The following issue is quite legitimate: if some upper limit exists, is it possible to use data of modelling in assessing of a lower limit or the average value? For instance, graphs in Fig. 4 may lead to a conclusion that the average annual number of papers on mechanics and mathematics makes 42.1 and 52.2 thousands, respectively, and an almost impossible minimum number makes 10 thousands for mechanics and 16 thousands for mathematics. Unfortunately, such conclusion cannot be made, as the approach described in this paper accounts for the entire audience, yet it cannot be stated that the whole audience pursues scientific investigations, though it consists of researchers. This is the reason why the apparatus offered may be used only for assessment from the top.

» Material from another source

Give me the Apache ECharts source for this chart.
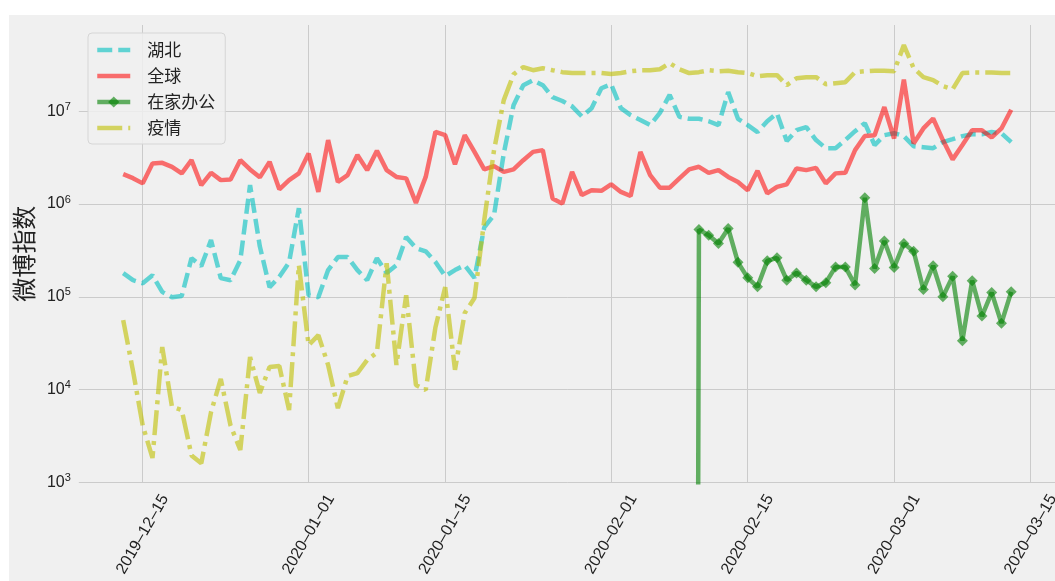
<!DOCTYPE html>
<html>
<head>
<meta charset="utf-8">
<title>微博指数</title>
<script src="https://cdn.jsdelivr.net/npm/echarts@6/dist/echarts.min.js"></script>
<style>
  html, body { margin: 0; padding: 0; background: #ffffff; width: 1055px; height: 581px; overflow: hidden; }
  #chart { position: absolute; left: 9px; top: 15px; width: 1046px; height: 566px; }
</style>
</head>
<body>
<div id="chart"></div>
<script>
// ---- data: daily Weibo index, 2019-12-13 .. 2020-03-13 ----
const START_DATE = '2019-12-13';
const DAY_COUNT = 92;

const seriesNames = ['湖北', '全球', '在家办公', '疫情'];

const hubei = [
  1.8e5, 1.51e5, 1.4e5, 1.71e5, 1.13e5, 9.9e4, 1.02e5, 2.61e5, 2.14e5, 4.08e5,
  1.59e5, 1.51e5, 2.48e5, 1.6e6, 3.5e5, 1.27e5, 1.64e5, 2.35e5, 9.0e5, 1.04e5,
  9.9e4, 1.94e5, 2.68e5, 2.68e5, 1.94e5, 1.51e5, 2.61e5, 1.8e5, 2.19e5, 4.4e5,
  3.35e5, 3.09e5, 2.37e5, 1.67e5, 1.94e5, 2.19e5, 1.6e5, 5.6e5, 7.6e5, 3.5e6,
  1.16e7, 1.91e7, 2.16e7, 1.91e7, 1.42e7, 1.29e7, 1.13e7, 8.8e6, 1.08e7, 1.77e7,
  1.96e7, 1.08e7, 9.1e6, 8.05e6, 7.1e6, 9.6e6, 1.5e7, 8.7e6, 8.3e6, 8.3e6,
  7.8e6, 7.1e6, 1.61e7, 8.3e6, 7.1e6, 5.97e6, 7.8e6, 9.5e6, 4.77e6, 6.26e6,
  6.75e6, 4.89e6, 4.0e6, 4.0e6, 4.89e6, 6.1e6, 7.45e6, 4.32e6, 5.52e6, 5.8e6,
  5.4e6, 4.2e6, 4.1e6, 4.0e6, 4.65e6, 5.0e6, 5.4e6, 5.66e6, 5.66e6, 5.97e6,
  5.8e6, 4.65e6
];

const worldwide = [
  2.1e6, 1.9e6, 1.67e6, 2.74e6, 2.78e6, 2.52e6, 2.14e6, 2.97e6, 1.6e6, 2.17e6,
  1.81e6, 1.84e6, 2.97e6, 2.36e6, 1.94e6, 2.85e6, 1.44e6, 1.81e6, 2.14e6, 3.51e6,
  1.35e6, 4.89e6, 1.73e6, 2.05e6, 3.37e6, 2.32e6, 3.74e6, 2.32e6, 1.96e6, 1.89e6,
  1.03e6, 1.96e6, 6.0e6, 5.52e6, 2.69e6, 5.52e6, 3.65e6, 2.36e6, 2.56e6, 2.22e6,
  2.36e6, 2.97e6, 3.65e6, 3.81e6, 1.15e6, 1.01e6, 2.22e6, 1.25e6, 1.41e6, 1.39e6,
  1.63e6, 1.35e6, 1.22e6, 3.65e6, 2.05e6, 1.5e6, 1.5e6, 1.89e6, 2.36e6, 2.52e6,
  2.17e6, 2.32e6, 1.96e6, 1.73e6, 1.41e6, 2.28e6, 1.3e6, 1.53e6, 1.63e6, 2.42e6,
  2.32e6, 2.45e6, 1.67e6, 2.14e6, 2.17e6, 3.81e6, 5.4e6, 5.52e6, 1.11e7, 5.09e6,
  2.2e7, 4.5e6, 6.53e6, 8.36e6, 4.89e6, 3.03e6, 4.32e6, 6.25e6, 6.25e6, 5.22e6,
  6.53e6, 1.04e7
];

const workFromHome = [
  0, 0, 0, 0, 0, 0, 0, 0, 0, 0,
  0, 0, 0, 0, 0, 0, 0, 0, 0, 0,
  0, 0, 0, 0, 0, 0, 0, 0, 0, 0,
  0, 0, 0, 0, 0, 0, 0, 0, 0, 0,
  0, 0, 0, 0, 0, 0, 0, 0, 0, 0,
  0, 0, 0, 0, 0, 0, 0, 0, 0, 5.3e5,
  4.6e5, 3.76e5, 5.46e5, 2.35e5, 1.6e5, 1.28e5, 2.44e5, 2.63e5, 1.51e5, 1.81e5,
  1.51e5, 1.28e5, 1.42e5, 2.1e5, 2.1e5, 1.34e5, 1.17e6, 2.02e5, 4.0e5, 2.07e5,
  3.76e5, 3.1e5, 1.2e5, 2.16e5, 1.0e5, 1.66e5, 3.36e4, 1.49e5, 6.2e4, 1.11e5,
  5.2e4, 1.13e5
];

const epidemic = [
  5.6e4, 1.6e4, 4.1e3, 1.83e3, 2.87e4, 6.5e3, 6.0e3, 1.95e3, 1.6e3, 5.7e3,
  1.3e4, 4.1e3, 2.23e3, 2.24e4, 9.2e3, 1.75e4, 1.79e4, 6.0e3, 2.2e5, 3.0e4,
  3.86e4, 1.84e4, 6.3e3, 1.4e4, 1.5e4, 2.08e4, 2.5e4, 2.3e5, 1.84e4, 1.04e5,
  1.12e4, 9.9e3, 4.7e4, 1.27e5, 1.63e4, 6.7e4, 9.7e4, 6.7e5, 3.8e6, 1.32e7,
  2.5e7, 2.99e7, 2.77e7, 2.91e7, 2.77e7, 2.64e7, 2.58e7, 2.58e7, 2.58e7, 2.58e7,
  2.52e7, 2.58e7, 2.7e7, 2.77e7, 2.77e7, 2.84e7, 3.3e7, 2.84e7, 2.58e7, 2.64e7,
  2.77e7, 2.7e7, 2.74e7, 2.64e7, 2.58e7, 2.38e7, 2.45e7, 2.45e7, 1.91e7, 2.27e7,
  2.33e7, 2.33e7, 1.96e7, 2.01e7, 2.06e7, 2.64e7, 2.7e7, 2.74e7, 2.74e7, 2.7e7,
  5.16e7, 2.92e7, 2.33e7, 2.17e7, 1.87e7, 1.73e7, 2.58e7, 2.61e7, 2.61e7, 2.61e7,
  2.58e7, 2.58e7
];

const xTickDates = ['2019-12-15', '2020-01-01', '2020-01-15', '2020-02-01', '2020-02-15', '2020-03-01', '2020-03-15'];
const yTickValues = [1e3, 1e4, 1e5, 1e6, 1e7];
const yAxisTitle = '微博指数';

// ---- helpers ----
function parseDay(s) {
  const [y, m, d] = s.split('-').map(Number);
  return new Date(y, m - 1, d).getTime();
}
function dayList(start, n) {
  const [y, m, d] = start.split('-').map(Number);
  const out = [];
  for (let i = 0; i < n; i++) out.push(new Date(y, m - 1, d + i).getTime());
  return out;
}
function fmtDate(ts) {
  const d = new Date(ts);
  const p = v => String(v).padStart(2, '0');
  return d.getFullYear() + '\u2013' + p(d.getMonth() + 1) + '\u2013' + p(d.getDate());
}

const days = dayList(START_DATE, DAY_COUNT);
// zero counts cannot sit on a log scale; push them far below the visible range
const LOG_FLOOR = 1e-30;
function toPoints(values) {
  return values.map((v, i) => v > 0
    ? [days[i], v]
    : { value: [days[i], LOG_FLOOR], symbol: 'none' });
}

// 5% padding on each side of the date range
const span = days[days.length - 1] - days[0];
const xMin = days[0] - 0.05 * span;
const xMax = days[days.length - 1] + 0.05 * span;
const yMax = Math.pow(10, 7.93);
const xTicks = xTickDates.map(parseDay);

const LATIN = "'Liberation Sans', Arial, 'Noto Sans CJK SC', sans-serif";
const CJK = "'Noto Sans CJK SC', 'Liberation Sans', sans-serif";
const GRID_COLOR = '#cbcbcb';
const TEXT_COLOR = '#222222';
const LINE_W = 4.5;

const colors = {
  hubei: 'rgba(0,191,191,0.6)',
  worldwide: 'rgba(255,0,0,0.55)',
  wfh: 'rgba(0,128,0,0.6)',
  epidemic: 'rgba(191,191,0,0.6)'
};
const dashes = {
  hubei: [15, 6],
  epidemic: [25, 6, 4, 6]
};

// legend entries: plain line samples, the work-from-home entry keeps its diamond
const legendItems = seriesNames.map((name, i) => (i === 2
  ? { name: name }
  : { name: name, itemStyle: { opacity: 0 } }));

const chart = echarts.init(document.getElementById('chart'), null, { renderer: 'canvas' });

chart.setOption({
  animation: false,
  backgroundColor: '#f0f0f0',
  grid: { left: 69.8, right: -0.6, top: 10, bottom: 98.7, outerBoundsMode: 'none', containLabel: false },
  legend: {
    data: legendItems,
    orient: 'vertical',
    left: 79,
    top: 18,
    itemWidth: 33,
    itemHeight: 14,
    itemGap: 6,
    padding: [7, 10, 6, 7],
    backgroundColor: 'rgba(240,240,240,0.85)',
    borderColor: '#d6d6d6',
    borderWidth: 1,
    borderRadius: 4,
    lineStyle: { width: LINE_W },
    textStyle: { fontSize: 17, lineHeight: 20, color: TEXT_COLOR, fontFamily: CJK, padding: [0, 0, 0, 12] }
  },
  xAxis: {
    // dates as millisecond timestamps on a numeric axis
    type: 'value',
    min: xMin,
    max: xMax,
    axisLine: { show: false },
    axisTick: { show: false, customValues: xTicks },
    splitLine: { show: true, lineStyle: { color: GRID_COLOR, width: 1 } },
    axisLabel: {
      customValues: xTicks,
      formatter: v => fmtDate(v),
      rotate: 60,
      align: 'center',
      verticalAlign: 'middle',
      margin: 52,
      fontSize: 16,
      color: TEXT_COLOR,
      fontFamily: LATIN
    }
  },
  yAxis: {
    type: 'log',
    logBase: 10,
    min: 1e3,
    max: yMax,
    name: yAxisTitle,
    nameLocation: 'middle',
    nameGap: 34,
    nameTextStyle: { fontSize: 24, color: TEXT_COLOR, fontFamily: CJK },
    axisLine: { show: false },
    axisTick: { show: false, customValues: yTickValues },
    splitLine: { show: true, lineStyle: { color: GRID_COLOR, width: 1 } },
    axisLabel: {
      customValues: yTickValues,
      margin: 8,
      formatter: v => '{b|10}{s|' + Math.round(Math.log10(v)) + '}',
      rich: {
        b: { fontSize: 16, color: TEXT_COLOR, fontFamily: LATIN },
        s: { fontSize: 11, color: TEXT_COLOR, fontFamily: LATIN, padding: [0, 0, 9, 0] }
      }
    }
  },
  series: [
    {
      name: seriesNames[0], type: 'line', data: toPoints(hubei),
      symbol: 'none', z: 2,
      lineStyle: { color: colors.hubei, width: LINE_W, type: dashes.hubei },
      itemStyle: { color: colors.hubei }
    },
    {
      name: seriesNames[1], type: 'line', data: toPoints(worldwide),
      symbol: 'none', z: 3,
      lineStyle: { color: colors.worldwide, width: LINE_W },
      itemStyle: { color: colors.worldwide }
    },
    {
      name: seriesNames[2], type: 'line', data: toPoints(workFromHome),
      symbol: 'diamond', symbolSize: 11, z: 4,
      lineStyle: { color: colors.wfh, width: LINE_W },
      itemStyle: { color: colors.wfh }
    },
    {
      name: seriesNames[3], type: 'line', data: toPoints(epidemic),
      symbol: 'none', z: 5,
      lineStyle: { color: colors.epidemic, width: LINE_W, type: dashes.epidemic },
      itemStyle: { color: colors.epidemic }
    }
  ]
});
</script>
</body>
</html>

Fig. 3. Ultimate number of papers vs elibrary.ru data by years

Fig. 4. Probability density for the number of papers in groups of disciplines: mathematics (6 disciplines, kСА = 2.11), mechanics (4 disciplines, kСА = 2.4), thd

As it is clear from the research, in general, even with regard for reducing of the number of participants, the Russian science demonstrates quite good publication dynamics, as the ultimate value for the number of scientific papers is not an order greater than the data on the papers being uploaded to elibrary.ru platform. The actual number of papers and the assessed ultimate number are commensurable, even with regard for somewhat idealized approach to the assessment of publication activity.

As has been noted above, the results of the study can be used in assessing of the publication activity of researchers in any field of science. In addition, the findings may be useful for editors of new scientific journals for potential assessment of the number of papers to be published in the planned field and worthiness of investments into attracting the audience for cooperation with the journal.

The authors declare that there are no conflicts of interest present.